BEIJING, July 19 (Xinhua) -- Grain futures prices traded on the Dalian and Zhengzhou commodity exchanges are expected to maintain at high levels though China has achieved an increase in summer grain output for the eighth year running this year, analysts say.
Increasing demand, mounting planting cost and the government’s policies contribute to factors to prop up grain prices in the following period.
-- Bumper harvests don’t mean a fall in grain prices
This year’s summer grain output stands at 126.27 million metric tons (tonnes), up 3.12 million tonnes or 2.5 percent from a year ago. Bumper harvests reflect that the country has abundant grain resources to regulate the market, said Jing Zhuocheng, an analyst with Shanghai CIFCO Futures.
Fang Yan, vice director of the rural economy division of China’s National Development and Reform Commission (NDRC), said that the country is expecting a bumper harvest this year, with a successful summer harvest already completed and autumn grain production “going smoothly”.
Summer grain output rise has suppressed upward momentum of farm product prices to some extent. Agricultural commodity prices both at home and abroad slipped back in the second quarter but the majority of products still held at high levels compared with the past years.

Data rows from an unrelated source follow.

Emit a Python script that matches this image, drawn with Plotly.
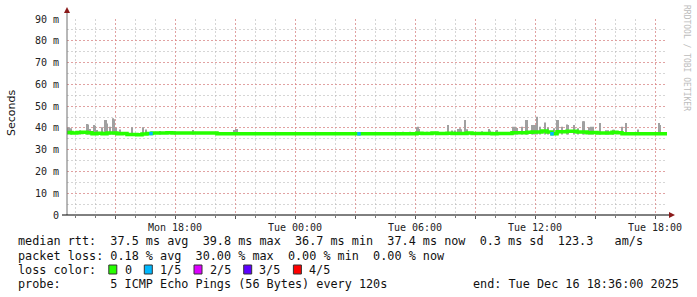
import plotly.graph_objects as go
from datetime import datetime, timedelta

# ---------------- data ----------------
start = datetime(2025, 12, 15, 12, 36)
end = datetime(2025, 12, 16, 18, 36)
bin_minutes = 15

# median rtt (ms) per 15-minute bin (last value = "now")
median_ms = [
    37.9, 37.7, 37.9, 38.0, 37.8, 37.3, 37.5, 37.3, 37.7, 37.6, 37.3, 37.4, 37.0, 37.0, 36.9, 37.2, 37.4, 37.7,
    37.7, 37.7, 37.8, 37.7, 37.7, 37.7, 37.7, 37.7, 37.7, 37.7, 37.7, 37.6,
    37.3, 37.3, 37.3, 37.3, 37.3, 37.3, 37.3, 37.3, 37.3, 37.3, 37.3, 37.3, 37.3, 37.3, 37.3, 37.3, 37.3, 37.3, 37.3, 37.3,
    37.3, 37.3, 37.3, 37.3, 37.3, 37.3, 37.3, 37.3, 37.3, 37.3, 37.3, 37.3, 37.3, 37.3, 37.3, 37.3, 37.3, 37.3, 37.3, 37.3,
    37.5, 37.4, 37.4, 37.6, 37.4, 37.4, 37.5, 37.4, 37.4, 37.4, 37.6, 37.4, 37.4, 37.4, 37.4, 37.3, 37.4, 37.4, 37.4,
    37.8, 37.8, 37.8, 38.0, 38.1, 38.1, 38.6, 38.1, 37.3, 38.2, 38.2, 38.5, 38.4, 38.1, 38.1, 37.8, 37.9, 37.6, 37.6, 37.7, 38.0, 37.8,
    37.3, 37.3, 37.3, 37.3, 37.3, 37.3, 37.3, 37.3, 37.3, 37.4,
]

# smoke spikes: minutes after start, max rtt (ms)
spike_min = [0, 6, 12, 39, 60, 63, 69, 81, 84, 90, 105, 114, 117, 120, 129, 138, 141, 147, 159, 195, 228, 237,
             279, 324, 378, 501, 507, 510,
             1008, 1029, 1050, 1053, 1056, 1080, 1143, 1155, 1164, 1173, 1179, 1182, 1194, 1200, 1245, 1266, 1269, 1287, 1290,
             1338, 1344, 1350, 1365, 1377, 1380, 1395, 1398, 1404, 1410, 1419, 1434, 1443, 1461, 1470, 1473, 1485, 1500, 1503,
             1521, 1533, 1548, 1551, 1566,
             1572, 1578, 1599, 1617, 1623, 1638, 1641, 1665, 1677, 1713, 1776, 1779]
spike_top = [40.0, 40.3, 39.8, 38.9, 41.8, 41.5, 39.5, 41.3, 41.0, 39.0, 40.3, 43.6, 43.6, 42.0, 40.5, 44.4, 44.0, 39.9, 39.3, 40.3, 40.3, 39.3,
             38.6, 38.6, 39.0, 39.0, 39.5, 39.5,
             38.2, 38.2, 40.3, 40.5, 39.5, 38.2, 41.3, 38.8, 38.8, 39.5, 39.8, 39.4, 43.6, 39.4, 38.5, 39.5, 38.8, 38.8, 39.0,
             40.5, 40.5, 40.0, 40.5, 43.6, 43.6, 41.3, 41.3, 41.3, 45.1, 40.5, 42.5, 40.2, 39.8, 43.6, 43.6, 40.5, 41.5, 41.3,
             41.3, 39.8, 43.1, 43.1, 40.3,
             40.5, 40.5, 42.3, 38.9, 38.9, 39.2, 39.2, 40.5, 42.3, 39.3, 42.3, 41.3]
smoke_base = 37.0

# packet loss events: minutes after start, lost pings out of 5
loss_min = [252, 876, 1455]
loss_cnt = [1, 1, 1]
loss_colors = ["#26ff00", "#00b8ff", "#dd00ff", "#5e00ff", "#ff0000"]
loss_labels = ["0", "1/5", "2/5", "3/5", "4/5"]

y_ticks = [0, 10, 20, 30, 40, 50, 60, 70, 80, 90]
y_labels = ["0", "10 m", "20 m", "30 m", "40 m", "50 m", "60 m", "70 m", "80 m", "90 m"]

x_ticks = ["2025-12-15 15:00", "2025-12-15 18:00", "2025-12-15 21:00", "2025-12-16 00:00", "2025-12-16 03:00",
           "2025-12-16 06:00", "2025-12-16 09:00", "2025-12-16 12:00", "2025-12-16 15:00", "2025-12-16 18:00"]
x_labels = ["", "Mon 18:00", "", "Tue 00:00", "", "Tue 06:00", "", "Tue 12:00", "", "Tue 18:00"]

legend_lines = [
    "median rtt:  37.5 ms avg  39.8 ms max  36.7 ms min  37.4 ms now  0.3 ms sd  123.3   am/s",
    "packet loss: 0.18 % avg  30.00 % max  0.00 % min  0.00 % now",
    "loss color:",
    "probe:       5 ICMP Echo Pings (56 Bytes) every 120s",
]
end_text = "end: Tue Dec 16 18:36:00 2025"

# ---------------- figure ----------------
W, H = 697, 297
L, R, T, B = 67, 30, 19, 82
PW, PH = W - L - R, H - T - B
def px(x):
    return (x - L) / PW
def py(y):
    return (T + PH - y) / PH

MONO = "DejaVu Sans Mono"
fig = go.Figure()

med_x = [start + timedelta(minutes=bin_minutes * i) for i in range(len(median_ms))]
sp_x = [start + timedelta(minutes=m) for m in spike_min]
fig.add_trace(go.Bar(x=sp_x, y=[t - smoke_base for t in spike_top], base=smoke_base,
                     width=180000, marker=dict(color="#a0a0a0", line=dict(width=0)),
                     hoverinfo="skip"))
fig.add_trace(go.Scatter(x=med_x, y=median_ms, mode="lines",
                         line=dict(color=loss_colors[0], width=3.5, shape="hv"), hoverinfo="skip"))
lx = [start + timedelta(minutes=m) for m in loss_min]
ly = [median_ms[m // bin_minutes] for m in loss_min]
fig.add_trace(go.Scatter(x=lx, y=ly, mode="markers",
                         marker=dict(symbol="square", size=3.5, color=[loss_colors[c] for c in loss_cnt],
                                     line=dict(width=0)), hoverinfo="skip"))

grid_red = "rgba(235,120,120,0.55)"
grid_grey = "rgba(180,180,180,0.55)"
fig.update_layout(
    width=W, height=H, margin=dict(l=L, r=R, t=T, b=B),
    paper_bgcolor="white", plot_bgcolor="white", showlegend=False,
    font=dict(family=MONO, size=10, color="#222"),
    xaxis=dict(type="date", range=[start, end], tickmode="array", tickvals=x_ticks, ticktext=x_labels,
               showgrid=True, gridcolor=grid_red, griddash="2px,2px", gridwidth=1,
               ticks="outside", ticklen=3, tickcolor="#555", showline=False, zeroline=False,
               tickfont=dict(family=MONO, size=10, color="#222"),
               minor=dict(tickmode="linear", tick0="2025-12-15 13:00", dtick=3600000, showgrid=True,
                          gridcolor=grid_grey, griddash="2px,2px", ticks="outside", ticklen=2, tickcolor="#777")),
    yaxis=dict(range=[0, 90], tickmode="array", tickvals=y_ticks, ticktext=y_labels,
               showgrid=True, gridcolor=grid_red, griddash="2px,2px", gridwidth=1,
               ticks="outside", ticklen=5, tickcolor="rgba(0,0,0,0)", showline=False, zeroline=False,
               tickfont=dict(family=MONO, size=10, color="#222"),
               minor=dict(dtick=5, showgrid=True, gridcolor=grid_grey, griddash="2px,2px")),
)

shapes = []
# axes
shapes.append(dict(type="line", xref="paper", yref="paper", x0=0, x1=0, y0=0, y1=py(11),
                   line=dict(color="#707070", width=1)))
shapes.append(dict(type="line", xref="paper", yref="paper", x0=px(62), x1=px(670), y0=0, y1=0,
                   line=dict(color="#000000", width=1)))
# arrows
shapes.append(dict(type="path", xref="paper", yref="paper",
                   path=f"M {px(64)},{py(13)} L {px(70)},{py(13)} L {px(67)},{py(7)} Z",
                   fillcolor="#8b1a1a", line=dict(width=0)))
shapes.append(dict(type="path", xref="paper", yref="paper",
                   path=f"M {px(669)},{py(212)} L {px(669)},{py(218)} L {px(675)},{py(215)} Z",
                   fillcolor="#8b1a1a", line=dict(width=0)))

annotations = []
nb = lambda s: s.replace(" ", "\u00a0")
row_y = [241, 255.5, 269.5, 284]
for t, yy in zip(legend_lines, row_y):
    annotations.append(dict(text=nb(t), x=px(16), y=py(yy), xref="paper", yref="paper",
                            xanchor="left", yanchor="middle", showarrow=False,
                            font=dict(family=MONO, size=11.8, color="#111")))
annotations.append(dict(text=nb(end_text), x=px(681), y=py(284), xref="paper", yref="paper",
                        xanchor="right", yanchor="middle", showarrow=False,
                        font=dict(family=MONO, size=11.8, color="#111")))
# loss color boxes and labels
cw = 7.1
box_cols = [13, 18, 25, 32, 39]
for col, c, lab in zip(box_cols, loss_colors, loss_labels):
    bx = 16 + col * cw
    shapes.append(dict(type="rect", xref="paper", yref="paper",
                       x0=px(bx + 0.5), x1=px(bx + 8.5), y0=py(274), y1=py(265),
                       fillcolor=c, line=dict(color="#333", width=1)))
    annotations.append(dict(text=lab, x=px(16 + (col + 2) * cw), y=py(269.5), xref="paper", yref="paper",
                            xanchor="left", yanchor="middle", showarrow=False,
                            font=dict(family=MONO, size=11.8, color="#111")))
# axis title
annotations.append(dict(text="Seconds", x=px(11), y=py(113), xref="paper", yref="paper",
                        textangle=-90, showarrow=False, xanchor="center", yanchor="middle",
                        font=dict(family="DejaVu Sans", size=11, color="#111")))
# watermark
annotations.append(dict(text="RRDTOOL / TOBI OETIKER", x=px(687), y=py(58), xref="paper", yref="paper",
                        textangle=90, showarrow=False, xanchor="center", yanchor="middle",
                        font=dict(family=MONO, size=8, color="#bcbcbc")))

fig.update_layout(shapes=shapes, annotations=annotations)
fig.write_html("out.html")
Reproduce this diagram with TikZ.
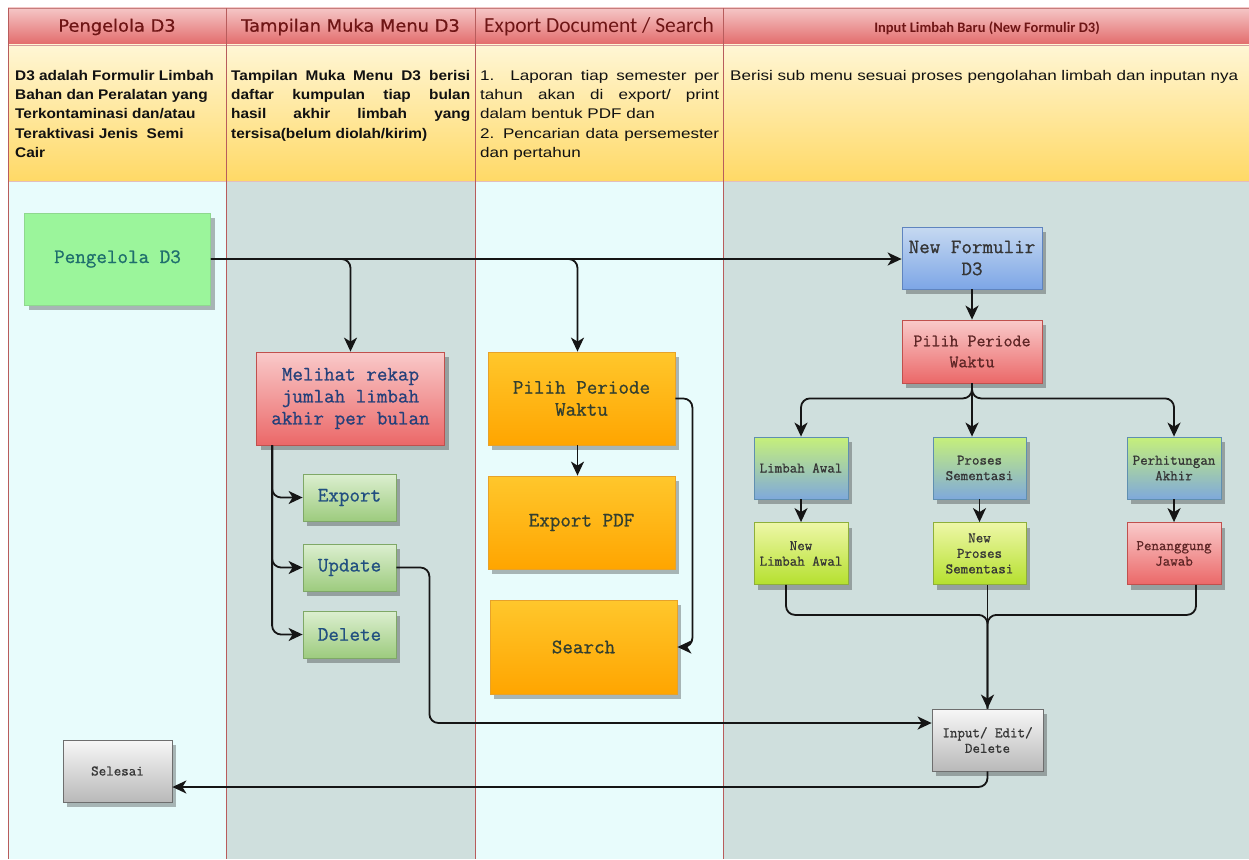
\documentclass[tikz,border=0pt]{standalone}
\usepackage{fontspec}
\usetikzlibrary{arrows.meta,shadows,calc}
\newfontfamily\hdrfont[FakeStretch=1.05,FakeBold=0.6]{DejaVu Sans}
\newfontfamily\calfont{Carlito}
\newfontfamily\descfont[FakeStretch=1.1]{Liberation Sans}
\newfontfamily\descnfont[FakeStretch=1.22]{Liberation Sans}
\newfontfamily\courfont[FakeBold=0.9]{Latin Modern Mono}
\definecolor{lanecyan}{HTML}{E8FCFC}
\definecolor{lanegray}{HTML}{CFDFDD}
\definecolor{sepred}{HTML}{B85C5C}
\definecolor{hdrtop}{HTML}{F5C6C6}
\definecolor{hdrbot}{HTML}{E26A6A}
\definecolor{hdrtxt}{HTML}{6E1515}
\definecolor{desctop}{HTML}{FFF6D5}
\definecolor{descbot}{HTML}{FFD966}
\definecolor{conn}{HTML}{151515}
\definecolor{desctxt}{HTML}{111111}
\definecolor{gfFill}{HTML}{9BF59B}
\definecolor{gfDraw}{HTML}{8FD88F}
\definecolor{gfText}{HTML}{1F6F6D}
\definecolor{rTop}{HTML}{F9CACA}
\definecolor{rBot}{HTML}{EB6868}
\definecolor{rDraw}{HTML}{C0504D}
\definecolor{melText}{HTML}{24407A}
\definecolor{rText}{HTML}{5E2626}
\definecolor{gTop}{HTML}{DCEFD0}
\definecolor{gBot}{HTML}{9DCB7E}
\definecolor{gDraw}{HTML}{7FA867}
\definecolor{gText}{HTML}{214F80}
\definecolor{oTop}{HTML}{FFC72C}
\definecolor{oBot}{HTML}{FFA500}
\definecolor{oDraw}{HTML}{E7A22A}
\definecolor{oText}{HTML}{333F30}
\definecolor{bTop}{HTML}{C6D9F1}
\definecolor{bBot}{HTML}{7DA6E6}
\definecolor{bDraw}{HTML}{5F84BF}
\definecolor{darkText}{HTML}{353535}
\definecolor{gbTop}{HTML}{C6F07A}
\definecolor{gbBot}{HTML}{7FA9DB}
\definecolor{gbDraw}{HTML}{5F8FB0}
\definecolor{ygTop}{HTML}{EEF7A8}
\definecolor{ygBot}{HTML}{B5E02E}
\definecolor{ygDraw}{HTML}{8EAF3A}
\definecolor{grTop}{HTML}{F7F7F7}
\definecolor{grBot}{HTML}{B9B9B9}
\definecolor{grDraw}{HTML}{6E6E6E}
\begin{document}
\begin{tikzpicture}[x=1pt,y=-1pt,
  box/.style={rectangle, inner sep=1pt, align=center, line width=0.8pt,
    drop shadow={shadow xshift=4pt,shadow yshift=-5pt,fill=black,opacity=0.28}},
  bigtxt/.style={font=\courfont\fontsize{20.5}{22}\selectfont},
  midtxt/.style={font=\courfont\fontsize{17.5}{21}\selectfont},
  smtxt/.style={font=\courfont\fontsize{14.6}{15.5}\selectfont},
  greenflat/.style={box, fill=gfFill, draw=gfDraw, text=gfText},
  redbox/.style={box, top color=rTop, bottom color=rBot, draw=rDraw},
  greenbox/.style={box, top color=gTop, bottom color=gBot, draw=gDraw, text=gText},
  orangebox/.style={box, top color=oTop, bottom color=oBot, draw=oDraw, text=oText},
  bluebox/.style={box, top color=bTop, bottom color=bBot, draw=bDraw, text=darkText},
  gbbox/.style={box, top color=gbTop, bottom color=gbBot, draw=gbDraw, text=darkText},
  ygbox/.style={box, top color=ygTop, bottom color=ygBot, draw=ygDraw, text=darkText},
  graybox/.style={box, top color=grTop, bottom color=grBot, draw=grDraw, text=darkText},
  ln/.style={draw=conn, line width=1.8pt, rounded corners=9pt},
  arr/.style={ln, -{Stealth[length=14pt,width=13pt,inset=4pt]}},
  hdr/.style={font=\hdrfont\fontsize{17}{20}\selectfont, text=hdrtxt},
  desc/.style={anchor=north west, inner sep=0pt, align=left, text=desctxt}
]
\useasboundingbox (0,0) rectangle (1249,859);
\fill[white] (0,0) rectangle (1249,859);
% lane backgrounds
\fill[lanecyan] (8,181) rectangle (226,859);
\fill[lanegray] (226,181) rectangle (475,859);
\fill[lanecyan] (475,181) rectangle (723,859);
\fill[lanegray] (723,181) rectangle (1249,859);
% header and description rows
\shade[top color=hdrtop, bottom color=hdrbot] (8,8) rectangle (1249,45);
\shade[top color=desctop, bottom color=descbot] (8,45) rectangle (1249,181);
\draw[sepred!80, line width=0.8pt] (8,8) -- (1249,8);
\draw[sepred!60, line width=0.8pt] (8,45) -- (1249,45);
\draw[sepred!40, line width=0.8pt] (8,181) -- (1249,181);
\foreach \xx in {8,226,475,723} {\draw[sepred, line width=0.8pt] (\xx,8) -- (\xx,859);}
% header texts
\node[hdr] (h1) at (117,27) {Pengelola D3};
\node[hdr] (h2) at (350.5,27) {Tampilan Muka Menu D3};
\node[font=\calfont\fontsize{21.5}{24}\selectfont, text=hdrtxt] (h3) at (599,27) {Export Document / Search};
\node[font=\calfont\bfseries\fontsize{14.5}{16}\selectfont, text=hdrtxt] (h4) at (987,28) {Input Limbah Baru (New Formulir D3)};
% descriptions
\node[desc, font=\descfont\bfseries\fontsize{14}{19.3}\selectfont] (d1) at (15,70)
  {D3 adalah Formulir Limbah\\Bahan dan Peralatan yang\\Terkontaminasi dan/atau\\Teraktivasi Jenis\ \ Semi\\Cair};
\node[desc, font=\descfont\bfseries\fontsize{14}{19.3}\selectfont] (d2) at (231,70)
  {\makebox[239pt][s]{Tampilan Muka Menu D3 berisi}\\
   \makebox[239pt][s]{daftar kumpulan tiap bulan}\\
   \makebox[239pt][s]{hasil akhir limbah yang}\\
   tersisa(belum diolah/kirim)};
\node[desc, font=\descnfont\fontsize{14}{19.3}\selectfont] (d3) at (480,70)
  {\makebox[239pt][s]{1. Laporan tiap semester per}\\
   \makebox[239pt][s]{tahun akan di export/ print}\\
   dalam bentuk PDF dan\\
   \makebox[239pt][s]{2. Pencarian data persemester}\\
   dan pertahun};
\node[desc, font=\descnfont\fontsize{14}{19.3}\selectfont] (d4) at (730,70)
  {Berisi sub menu sesuai proses pengolahan limbah dan inputan nya};
% nodes
\node[greenflat, bigtxt, minimum width=186pt, minimum height=92pt] (peng) at (117.5,259) {Pengelola D3};
\node[redbox, bigtxt, text=melText, minimum width=188pt, minimum height=93pt] (mel) at (350.5,398.5) {Melihat rekap\\jumlah limbah\\akhir per bulan};
\node[greenbox, bigtxt, minimum width=93pt, minimum height=47pt] (exp) at (349.5,497.5) {Export};
\node[greenbox, bigtxt, minimum width=93pt, minimum height=47pt] (upd) at (349.5,567.5) {Update};
\node[greenbox, bigtxt, minimum width=93pt, minimum height=47pt] (del) at (349.5,634.5) {Delete};
\node[orangebox, bigtxt, minimum width=187pt, minimum height=93pt] (pil3) at (581.5,398.5) {Pilih Periode\\Waktu};
\node[orangebox, bigtxt, minimum width=187pt, minimum height=93pt] (pdf) at (581.5,522.5) {Export PDF};
\node[orangebox, bigtxt, minimum width=187pt, minimum height=94pt] (srch) at (583.5,647) {Search};
\node[bluebox, bigtxt, minimum width=140pt, minimum height=62pt] (nf) at (972,258) {New Formulir\\D3};
\node[redbox, midtxt, text=rText, minimum width=140pt, minimum height=63pt] (pil4) at (972,351.5) {Pilih Periode\\Waktu};
\node[gbbox, smtxt, minimum width=94pt, minimum height=62pt] (lim) at (801,468) {Limbah Awal};
\node[gbbox, smtxt, minimum width=93pt, minimum height=62pt] (pro) at (979.5,468) {Proses\\Sementasi};
\node[gbbox, smtxt, minimum width=94pt, minimum height=62pt] (per) at (1174,468) {Perhitungan\\Akhir};
\node[ygbox, smtxt, minimum width=94pt, minimum height=62pt] (nlim) at (801,553.5) {New\\Limbah Awal};
\node[ygbox, smtxt, minimum width=93pt, minimum height=62pt] (npro) at (979.5,553.5) {New\\Proses\\Sementasi};
\node[redbox, smtxt, text=rText, minimum width=94pt, minimum height=62pt] (pj) at (1174,553.5) {Penanggung\\Jawab};
\node[graybox, smtxt, minimum width=111pt, minimum height=62pt] (inp) at (987.5,740) {Input/ Edit/\\Delete};
\node[graybox, smtxt, minimum width=109pt, minimum height=62pt] (sel) at (117.5,771) {Selesai};
% connectors
\draw[arr] (peng.east) -- (peng.east -| nf.west);
\draw[arr] (peng.east) -| (mel.north);
\draw[arr] (peng.east) -| ([xshift=-4pt]pil3.north);
\draw[arr] ([xshift=16pt]mel.south west) |- (exp.west);
\draw[arr] ([xshift=16pt]mel.south west) |- (upd.west);
\draw[arr] ([xshift=16pt]mel.south west) |- (del.west);
\draw[arr] (upd.east) -- ++(33,0) |- ([yshift=17pt]inp.west);
\draw[arr] ([xshift=-4pt]pil3.south) -- ([xshift=-4pt]pdf.north);
\draw[arr] (pil3.east) -- ++(17,0) |- (srch.east);
\draw[arr] (nf.south) -- (pil4.north);
\draw[arr] (pil4.south) -- ++(0,15) -| (lim.north);
\draw[arr] (pil4.south) -- (pil4.south |- pro.north);
\draw[arr] (pil4.south) -- ++(0,15) -| (per.north);
\draw[arr] (lim.south) -- (nlim.north);
\draw[arr] (pro.south) -- (npro.north);
\draw[arr] (per.south) -- (pj.north);
\coordinate (mg) at ([yshift=-30pt]inp.north |- npro.south);
\draw[ln] ([xshift=-15pt]nlim.south) |- (mg) -- (inp.north);
\draw[ln] ([xshift=22pt]pj.south) |- (mg) -- (inp.north);
\draw[arr] (npro.south -| inp.north) -- (inp.north);
\draw[arr] (inp.south) |- ([yshift=-16pt]sel.east);
\end{tikzpicture}
\end{document}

Meanwhile, the government has steadily raised the minimum purchase prices for grain in an effort to protect farmers’ interest and stabilize production. It set this year’s floor prices for government’s wheat purchases at 1,900 yuan/tonne for white wheat and 1,860 yuan/tonne for red and mixed wheat, up 100 yuan/tonne and 140 yuan/tonne over last year. The minimum purchase prices of paddy have been set at 2,040 yuan/tonne, higher than 1,860 yuan/tonne in 2010.
Currently, strong glutinous wheat and corn futures are traded on the Dalian Commodity Exchange while early rice is listed on the Zhengzhou Commodity Exchange. The futures market plays an important function in discovering prices and grain futures prices usually hold the spotlight on the market.
-- Grain futures prices to stand at high levels
With rising demand, mounting planting cost and supportive policies, grain futures are expected to stay high, industry insiders predict.
As the national economy is going upward, grain demand from industries and feedstuff consumption will be boosted. Meanwhile, planting cost and labor cost are both on a rise, which will also support grain prices.
The government’s agriculturalpolicies in the past several years tended to protect farmers’ interest and also raised farmers’ reluctance to sell. Grain prices may maintain at a reasonable level and are unlikely to drop significantly.
Currently, the international grain prices remain high. Although the expected rise in global output may weigh on prices, grain futures are unlikely to dive as they will continue to be a strategic investment resource in the backdrop of weakening US dollar.